Amazing Grace – Christy is a tough girl. She grew up in a log cabin in Orgeon. She buys and sells horses…$$$. Sounds like she might look a little hard, tough…nope. Pretty girl…I pretty much knew how this was going to go. I smell an Action Movie Star in the making. She would do well in Country. AI did pretty well with Carrie, but would the second time be a charm…I don’t know.

Man with a Cape – Um…this is not funny. Detailed, but not funny. This is just sad. “Can I wax it and come back?” You know this is reality TV when do you draw the line?? More on this guy later.

From sea to shining sea – Shakeina…or something spelled like that. She’s got range, but no control. Gold lame and a white feather boa is never a good choice. She’s going to be the talk of the neighborhood.

**Funny montage of cussing**

“…Peter Faulk…her?!?!- Paul sang a creepy love song for Paula. Can you say stalker? Paul…you are a stalker. “Broke into her house…tried on her underwear.” Paula should just call the police now. He gave Simon “the shut up” finger. She should be afraid. That wasn’t funny…that was scary.

Another Stalker – Beth and her sunday school songs. Oh, how sweet! Very smooth and 50’s-ish Lounge singer, alto sound. I think she just made a bad choice of song. She’ll have to get with the pop music when she gets to Hollywood.

**Um…that boy getting waxed…I didn’t need to see that. Why didn’t they cut that bush down before waxing him. Dayum!**

Ben aka Leia-boy – He tookoff all his body hair so Paula would not be distracted…you gotta love it. Don’t you wish your girlfriend…oh wait you can’t possibly have girlfriend. That had to hurt. What some people will do to be on TV…sad.

Blonde Dredlocs – I love Gary Dourdan so I was happy to see his look-a-like made it out to audition. Chris Watson is very very pretty. Love the locs. Can you say cheekbones? An Uncle Cracker song…I would have chose something different but he’s good. Simon said he looks like a star. “Pretty Ricky’s what they called him” I know the people who run the show just see $$$ when they see this kid.

Don’t hurt em’ Princess Leia – Christina wanted the judges to feel the force. She’s just trying to escape her destiny as a correction officer. Why does she keep looking at her nose? “Men love me!” Oh, this girl is a true-trekkie!!! It’s kinda scary to see a 24 year old acting like this and wearing a Star Wars belt buckle. She doesn’t have a bad voice, she just has no confidence and is making faces when she sings. Her grandparents were there to console her. She was still hating at the end of the show. Why give the show ammunition??

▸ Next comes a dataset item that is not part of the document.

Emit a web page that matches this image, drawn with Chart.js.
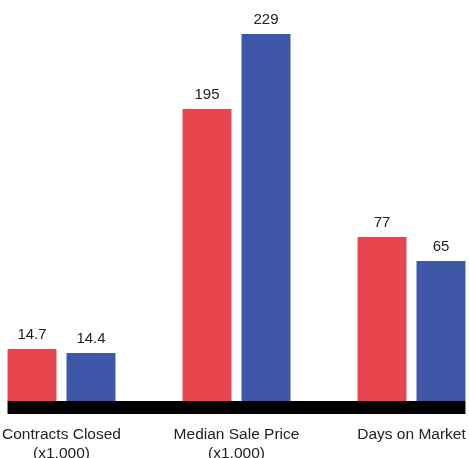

Nanny Do Right – Brooke White from CA can sang. Simon…he likey likey. I was like “Down Boy!”. She’s so pure, never seen a rated R movie, no drinking and smoking (can’t sing). Simon is not going to corrupt this girl, she’s married. Corrine Bailey Rae was a great choice for her. Very angelic voice, pure. Don’t let the darkside get you girl.

29 made to through…congrats to them. OH, where are the writers when you need them? OH yeah, on strike letting reality TV take over. Can you say “Backfired!!!”? I can.

3 Comments

  • OK: “Best black family celebration on American Idol so far.” That’s exactly what my wife and said. I found your blog looking for references to the Milo No Sex Allowed guy. Do you think he’s actually 39 or do you think he’s lying?

  • I think he could be 39…just a really old looking 39. Most likely he’s around 45.

  • Yeah, I was thinking he was well into his 40’s as well. I cried watching the whole Temptress audition. I was so hoping she could sing. She is a sweetie.